Despite Mariella’s best efforts to get the former secretary of state to open up, the answers seemed to often find their way back to feminism and Clinton’s work for women. When speaking about the election, or the current situation in Puerto Rico or California I noticed Clinton often steering away from responsibility and placing blame elsewhere, with the FBI or the man himself,Trump. This reoccurring theme made me understand why some find her inauthentic. She did remain professional throughout speaking of her defeat, admitting she was hurt, shocked and disappointed and telling light hearted stories of how she used wine, yoga and alternative nostril breathing to get her through.


Throughout the entire hour she had the audience gripped as Frostrup guided her from topic to topic, and she conquered each and every one. Gliding through tricky topics such as Russia and North Korea like a pro, she remained poised and confident. She had the audience laughing on cue at her jokes and wit, aching with sympathy at her loss of the election and spontaneously bursting into applause with phrases such as “There is no such thing as alternative fact”. Her presence was room commanding and she demonstrated the very height of interpersonal skills.

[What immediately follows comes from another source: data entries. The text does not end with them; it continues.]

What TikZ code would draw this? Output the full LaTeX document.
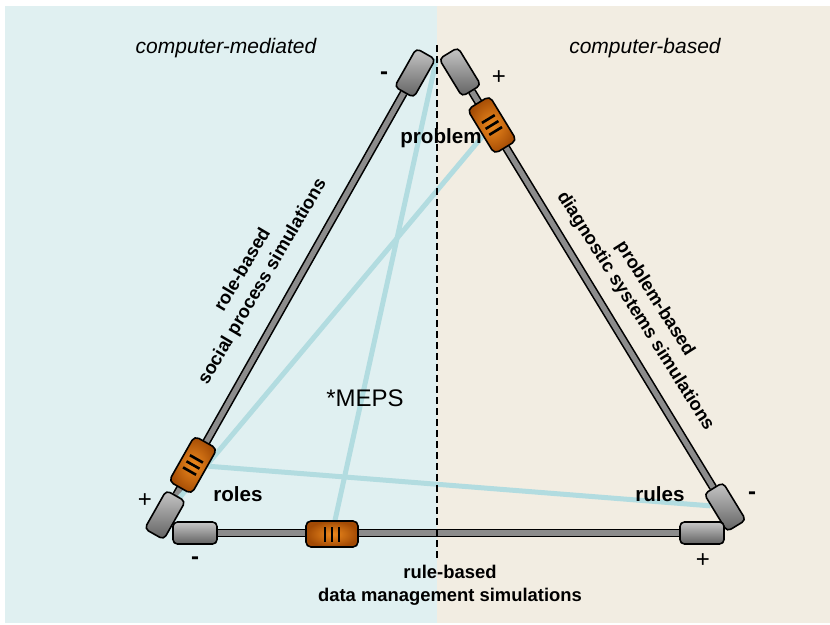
\documentclass[tikz,border=0pt]{standalone}
\usepackage{fontspec}
\setmainfont{Liberation Sans}
\usetikzlibrary{positioning, calc}
\pgfdeclarelayer{panel}
\pgfdeclarelayer{wires}
\pgfsetlayers{panel,wires,main}
\definecolor{mediatedbg}{HTML}{E0F0F1}
\definecolor{basedbg}{HTML}{F2EDE2}
\definecolor{linkblue}{HTML}{B2DCE0}
\definecolor{resin}{HTML}{EE8A1E}
\definecolor{resout}{HTML}{A24A04}
\tikzset{
    cap node/.style={rectangle, draw, line width=0.8pt, rounded corners=2.2pt, minimum width=22pt, minimum height=11pt, inner sep=0pt, top color=black!22, bottom color=black!62},
    res node/.style={rectangle, draw, line width=0.8pt, rounded corners=2.5pt, minimum width=26pt, minimum height=13pt, inner sep=0pt, inner color=resin, outer color=resout},
    shaft/.style={draw=black, line width=0.8pt, double=black!45, double distance=2.6pt},
    link line/.style={linkblue, line width=2.5pt},
    divider/.style={black, line width=1pt, dash pattern=on 3.5pt off 2pt},
    zone label/.style={font=\itshape\fontsize{10.5}{12}\selectfont, inner sep=0pt},
    corner label/.style={font=\bfseries\fontsize{10.3}{12}\selectfont, inner sep=0pt},
    side label/.style={font=\bfseries\fontsize{9.2}{11.5}\selectfont, align=center, inner sep=0pt},
    sign label/.style={font=\fontsize{12}{14}\selectfont, inner sep=0pt},
    meps label/.style={font=\fontsize{12}{14}\selectfont, inner sep=0pt},
}
\newcommand{\resbars}{\rule{1.3pt}{7.5pt}\hspace{2.2pt}\rule{1.3pt}{7.5pt}\hspace{2.2pt}\rule{1.3pt}{7.5pt}}

\begin{document}
\begin{tikzpicture}[x=0.5pt, y=-0.5pt]
    \useasboundingbox (0,0) rectangle (830,625);
    \begin{pgfonlayer}{panel}
        \fill[mediatedbg] (5,6) rectangle (437,623);
        \fill[basedbg] (437,6) rectangle (830,623);
    \end{pgfonlayer}

    % end caps
    \node[cap node, rotate=60.5] (capTL) at (415,73) {};
    \node[cap node, rotate=60.5] (capBL) at (165,515) {};
    \node[cap node, rotate=-58.6] (capTR) at (460,72) {};
    \node[cap node, rotate=-58.6] (capBR) at (725,507) {};
    \node[cap node] (capLB) at (195,533) {};
    \node[cap node] (capRB) at (702,533) {};

    % sliders
    \node[res node, rotate=60.5] (resL) at (193,465) {\resbars};
    \node[res node, rotate=-58.6] (resR) at (492,125) {\resbars};
    \node[res node] (resB) at (332,534) {\resbars};

    \coordinate (divtop) at (437,45);
    \coordinate (divbot) at (437,560);

    \begin{pgfonlayer}{wires}
        \path[shaft] (capTL) -- (capBL);
        \path[shaft] (capTR) -- (capBR);
        \path[shaft] (capLB) -- (capRB);
        \draw[link line] (capTL.south east) -- (resB);
        \draw[link line] (resR) -- (capBL);
        \draw[link line] (resL) -- (capBR);
        \draw[divider] (divtop) -- (divbot);
    \end{pgfonlayer}

    % labels
    \node[zone label] (medlabel) at (226,48) {computer-mediated};
    \node[zone label] (baselabel) at (645,48) {computer-based};
    \node[corner label] (problem) at (441,138) {problem};
    \node[corner label] (roles) at (238,494) {roles};
    \node[corner label] (rules) at (660,494) {rules};
    \node[meps label] (meps) at (365,398) {*MEPS};
    \node[side label, rotate=59.5] (rolebased) at (253,276) {role-based\\social process simulations};
    \node[side label, rotate=-57.7] (problembased) at (645,305) {problem-based\\diagnostic systems simulations};
    \node[side label] (rulebased) at (450,585) {rule-based\\data management simulations};

    \node[sign label] (tlminus) at (384,76) {\textbf{-}};
    \node[sign label] (trplus) at (499,78) {+};
    \node[sign label] (blplus) at (145,501) {+};
    \node[sign label] (lbminus) at (195,561) {\textbf{-}};
    \node[sign label] (rbplus) at (703,561) {+};
    \node[sign label] (brminus) at (752,496) {\textbf{-}};
\end{tikzpicture}
\end{document}
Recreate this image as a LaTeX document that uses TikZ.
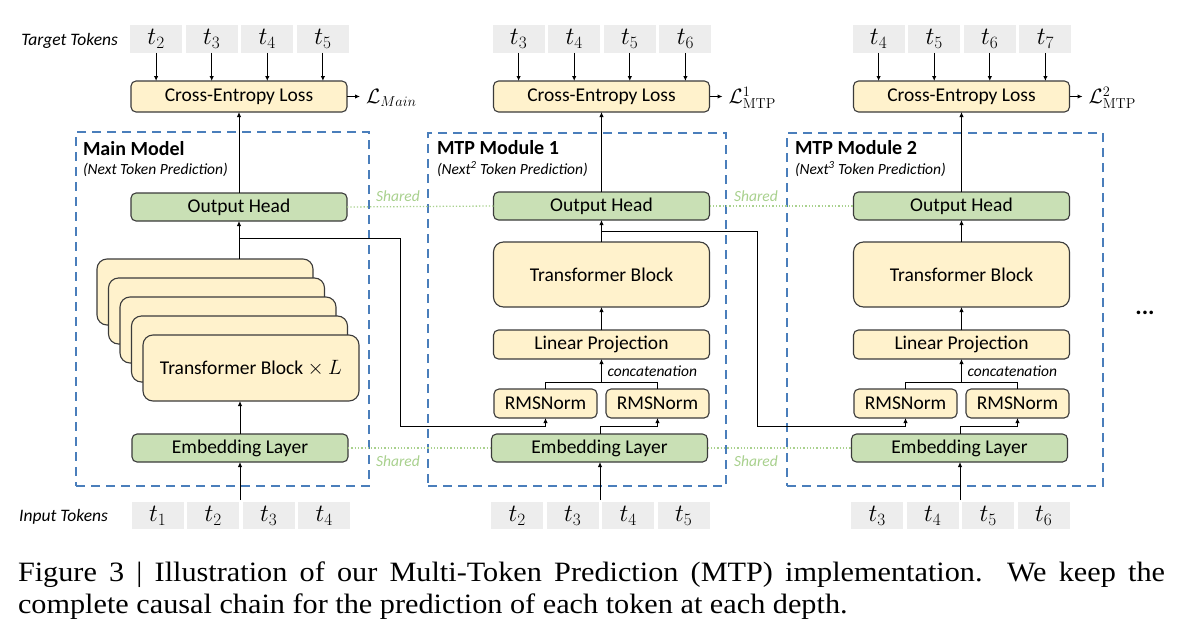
\documentclass[tikz,border=0pt]{standalone}
\usepackage[no-math]{fontspec}
\setmainfont{Carlito}
\newfontfamily\capfont{Liberation Serif}
\usetikzlibrary{arrows.meta,calc}
\definecolor{yel}{HTML}{FFF2CC}
\definecolor{grn}{HTML}{C9E0B5}
\definecolor{tokgray}{HTML}{EDEDED}
\definecolor{dashblue}{HTML}{4A7EBB}
\definecolor{bord}{HTML}{3B3B3B}
\definecolor{sharedgrn}{HTML}{A9D18E}
\newcommand{\fs}[1]{\fontsize{#1}{#1}\selectfont}
\begin{document}
\begin{tikzpicture}[x=1pt,y=-1pt,
  every node/.style={inner sep=0pt, outer sep=0pt},
  blk/.style={draw=bord, line width=1.1pt, rounded corners=5pt, minimum width=216pt, minimum height=29pt, font=\fs{19.5}},
  yblk/.style={blk, fill=yel},
  gblk/.style={blk, fill=grn},
  tok/.style={fill=tokgray, minimum width=52pt, minimum height=27.5pt, font=\fs{23}},
  arr/.style={-{Latex[length=5pt,width=4.5pt]}, line width=1pt},
  conn/.style={line width=1pt},
  modbox/.style={draw=dashblue, line width=1.6pt, dash pattern=on 9pt off 6pt},
  shared/.style={draw=sharedgrn, line width=1.3pt, dotted},
  sharedlbl/.style={text=sharedgrn, font=\fs{15.5}\itshape},
  ttl/.style={anchor=west, font=\fs{20}\bfseries},
  sub/.style={anchor=west, font=\fs{15.5}\itshape},
  side/.style={anchor=east, font=\fs{17.5}\itshape},
]
\useasboundingbox (0,0) rectangle (1200,640);
\fill[white] (0,0) rectangle (1200,640);

% ---------- module frames ----------
\node[modbox, anchor=north west, minimum width=293pt, minimum height=354pt] (box0) at (76,132) {};
\node[modbox, anchor=north west, minimum width=298pt, minimum height=353pt] (box1) at (428,133) {};
\node[modbox, anchor=north west, minimum width=316pt, minimum height=353pt] (box2) at (787,133) {};

\node[ttl] (ttl0) at (83,149) {Main Model};
\node[sub] (sub0) at (83,170) {(Next Token Prediction)};
\node[ttl] (ttl1) at (437,148) {MTP Module 1};
\node[sub] (sub1) at (437,169) {(Next\textsuperscript{2} Token Prediction)};
\node[ttl] (ttl2) at (795,148) {MTP Module 2};
\node[sub] (sub2) at (795,169) {(Next\textsuperscript{3} Token Prediction)};

% ---------- side labels ----------
\node[side] (tgtlbl) at (118,41) {Target Tokens};
\node[side] (inlbl) at (108,517) {Input Tokens};

% ---------- main model ----------
\node[yblk, minimum height=31pt] (ce0) at (239,96.5) {Cross-Entropy Loss};
\node[gblk, minimum height=28pt] (oh0) at (239,207) {Output Head};
\foreach \i in {4,3,2,1} {
  \node[draw=bord, line width=1.1pt, fill=yel, rounded corners=10pt, minimum width=216pt, minimum height=66pt]
    (stk\i) at ({251-11.5*\i},{368-19*\i}) {};
}
\node[draw=bord, line width=1.1pt, fill=yel, rounded corners=10pt, minimum width=216pt, minimum height=66pt, font=\fs{19.5}]
  (tb0) at (251,368) {Transformer Block $\times$ $L$};
\node[gblk, minimum height=28pt] (emb0) at (240,448) {Embedding Layer};

\foreach \j/\n in {0/2,1/3,2/4,3/5} {
  \node[tok] (tt0\j) at ({239.5+55.6*(\j-1.5)},39) {$t_{\n}$};
  \draw[arr] (tt0\j.south) -- (tt0\j.south |- ce0.north);
}
\foreach \j/\n in {0/1,1/2,2/3,3/4} {
  \node[tok] (it0\j) at ({241+55.5*(\j-1.5)},515.5) {$t_{\n}$};
}
\coordinate (in0) at (240,500);
\draw[arr] (in0) -- (emb0.south);
\draw[arr] (emb0.north) -- (emb0.north |- tb0.south);
\draw[arr] (stk4.north -| oh0.south) -- (oh0.south);
\draw[arr] (oh0.north) -- (ce0.south);
\draw[arr] (ce0.east) -- ++(13,0) coordinate (lm0);
\node[anchor=west, font=\fs{20}] (loss0) at ($(lm0)+(6,1.5)$) {$\mathcal{L}_{Main}$};

% ---------- MTP modules ----------
\foreach \k/\cx/\ta/\tb/\tc/\td/\ia/\ib/\ic/\id in {1/601.5/3/4/5/6/2/3/4/5, 2/961.5/4/5/6/7/3/4/5/6} {
  \node[yblk, minimum height=31pt] (ce\k) at (\cx,96.5) {Cross-Entropy Loss};
  \node[gblk, minimum height=28pt] (oh\k) at (\cx,206) {Output Head};
  \node[blk, fill=yel, rounded corners=10pt, minimum height=65pt] (tb\k) at (\cx,274.5) {Transformer Block};
  \node[yblk] (lp\k) at (\cx,344.5) {Linear Projection};
  \node[yblk, minimum width=103pt] (rl\k) at ({\cx-56},403.5) {RMSNorm};
  \node[yblk, minimum width=103pt] (rr\k) at ({\cx+56},403.5) {RMSNorm};
  \node[gblk, minimum height=28pt] (emb\k) at ({\cx-2},448) {Embedding Layer};
  \foreach \j/\n in {0/\ta,1/\tb,2/\tc,3/\td} {
    \node[tok] (tt\k\j) at ({\cx+0.5+55.6*(\j-1.5)},39) {$t_{\n}$};
    \draw[arr] (tt\k\j.south) -- (tt\k\j.south |- ce\k.north);
  }
  \foreach \j/\n in {0/\ia,1/\ib,2/\ic,3/\id} {
    \node[tok] (it\k\j) at ({\cx-1+55.5*(\j-1.5)},515.5) {$t_{\n}$};
  }
  \coordinate (in\k) at ({\cx-1.5},500);
  \draw[arr] (in\k) -- (in\k |- emb\k.south);
  \draw[conn] (in\k |- emb\k.north) -- ++(0,-8) coordinate (ej\k) -- (ej\k -| rr\k.south);
  \draw[arr] (ej\k -| rr\k.south) -- (rr\k.south);
  \draw[conn] (rl\k.north) -- ++(0,-7) coordinate (cj\k) -- (cj\k -| rr\k.north) -- (rr\k.north);
  \draw[arr] (cj\k -| lp\k.south) -- (lp\k.south);
  \node[anchor=west, font=\fs{15.5}\itshape] (cat\k) at ({\cx+6},371) {concatenation};
  \draw[arr] (lp\k.north) -- (tb\k.south);
  \draw[arr] (tb\k.north) -- (oh\k.south);
  \draw[arr] (oh\k.north) -- (ce\k.south);
  \draw[arr] (ce\k.east) -- ++(13,0) coordinate (lm\k);
  \node[anchor=west, font=\fs{20}] (loss\k) at ($(lm\k)+(6,1.5)$) {$\mathcal{L}^{\k}_{\mathrm{MTP}}$};
}

% ---------- cross-module connections ----------
\coordinate (br0) at (239,238);
\coordinate (dn0) at (400,238);
\draw[conn] (br0) -- (dn0) -- (dn0 |- 0,426) -- (rl1.south |- 0,426);
\draw[arr] (rl1.south |- 0,426) -- (rl1.south);
\coordinate (br1) at (601.5,231);
\coordinate (dn1) at (757,231);
\draw[conn] (br1) -- (dn1) -- (dn1 |- 0,426) -- (rl2.south |- 0,426);
\draw[arr] (rl2.south |- 0,426) -- (rl2.south);

% ---------- shared weights ----------
\draw[shared] (oh0.east) -- (oh1.west);
\draw[shared] (oh1.east) -- (oh2.west);
\draw[shared] (emb0.east) -- (emb0.east -| emb1.west);
\draw[shared] (emb1.east) -- (emb1.east -| emb2.west);
\node[sharedlbl] (sh1) at (398,196) {Shared};
\node[sharedlbl] (sh2) at (756,196) {Shared};
\node[sharedlbl] (sh3) at (398,461) {Shared};
\node[sharedlbl] (sh4) at (756,461) {Shared};

\node[font=\fs{24}\bfseries] (more) at (1145,313) {...};

% ---------- caption ----------
\node[anchor=base west, font=\capfont\fontsize{28}{32}\selectfont] (cap) at (18,581)
  {\scalebox{1.08}[1]{\parbox[t]{1062pt}{Figure 3 | Illustration of our Multi-Token Prediction (MTP) implementation.\ \ We keep the\linebreak complete causal chain for the prediction of each token at each depth.}}};
\end{tikzpicture}
\end{document}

The event finished with questions from local students, one by myself and another spoken directly to the lady in question by another student, Jade Padam. At this point, time was of the essence but she had already won over the entire auditorium. She left to an almighty cheer and a standing ovation accompanied by applause that didn’t seem to die down as the audience shuffled out.

Post event, the electricity didn’t fizzle as with any other occasion. The buzz continued throughout Cheltenham and even made an appearance at an event I attended later in the evening. Everybody wants to know who was there and what she said, conversations on bus stops and in supermarkets are still being had the following day and probably for some time. Clinton sure has made her mark on Cheltenham.